Nearly 40 years on O'Sullivan, who is promoting a new album A Scruff at Heart, brings his latest UK tour to Lighthouse in Poole tonight.

He chuckles about the early image he created. "It was disliked by everybody in the business," he says. "People thought my manager Gordon Mills must have invented it as a gimmick but the truth is he hated it as much as everyone else.

"I was the one who wanted to do it and I was the one who insisted that if I couldn't get a record deal wearing those clothes then I didn't want a record deal."

He admits that choosing such a radical visual characterisation was probably close to commercial suicide.

And radical it was. "You have to remember that to going around with a pudding basin haircut in 1968 was extremely unusual.
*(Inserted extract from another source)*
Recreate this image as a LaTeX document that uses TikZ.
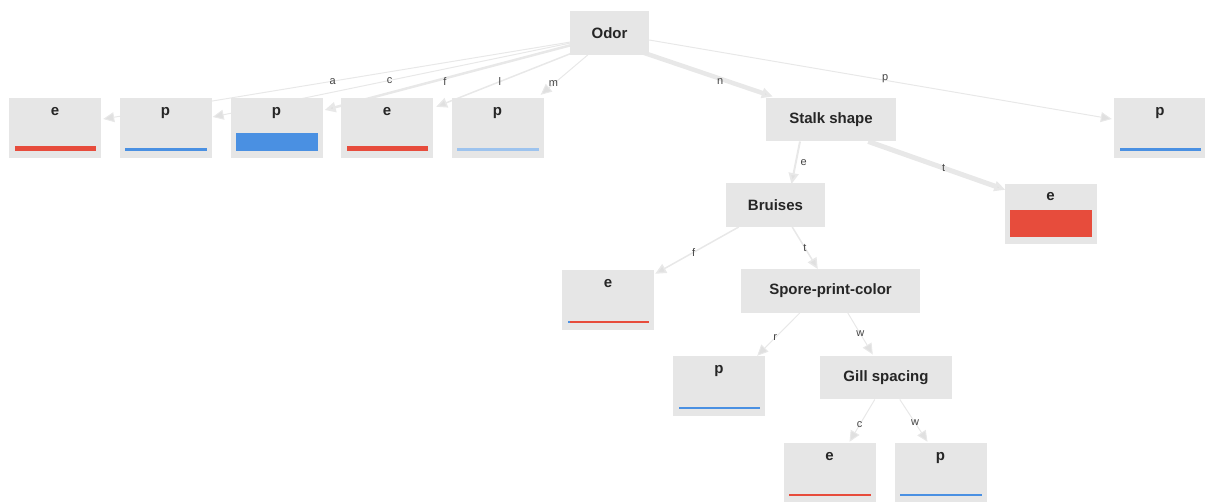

Record companies said I should grow my hair and look like James Taylor and to be honest I probably would have been more successful if I had."

Having actively repelled half of his potential market - no student would have been seen dead carrying a Gilbert O'Sullivan album - he carried on regardless.

Salvation was at hand. John Peel and Kenny Everett were supporters and soon the strange boy with the even stranger look was shooting up the charts.

"They didn't care what I looked like. They saw an individual who produced songs that they liked," says O'Sullivan, adding: "Any longevity I've enjoyed with my career has nothing to do with how I looked it's simply that the songs have stood the test of time."

O'Sullivan, who lives with his family in the Channel Islands, says image is no longer important though, he does claim to have long hair these days "cos everyone else has got short hair".

He moved to Jersey, he says, because it was a good place to bring up his children. "There's no problem with overcrowded classes, it's a healthy environment and there are beautiful beaches. Also I don't drive and this is one place where I can actually walk home from the airport if I want."

It's also conducive to work. What's more he's always within easy reach of his hard-working piano tuner, one of his most frequent visitors.

"I enjoy pushing the piano to the limit," he explains. "I see it as a lead instrument and I play it like a drummer. I actually break strings, which is quite unusual for a pianist."

You can hear his raucous piano style on the new album, material from which will make up a significant part of this evening's Lighthouse show.

O'Sullivan will of course be doing the old stuff too and, having reinstated the strings and rhythm section absent from his recent live touring bands, says they're sounding really good.

Inevitably he has made one or two changes. "I found I had lots of material to top and tail, chop and change. I suppose I'm doing cover versions of my own songs."

  • Gilbert O'Sullivan plays Lighthouse at Poole tonight (November 12).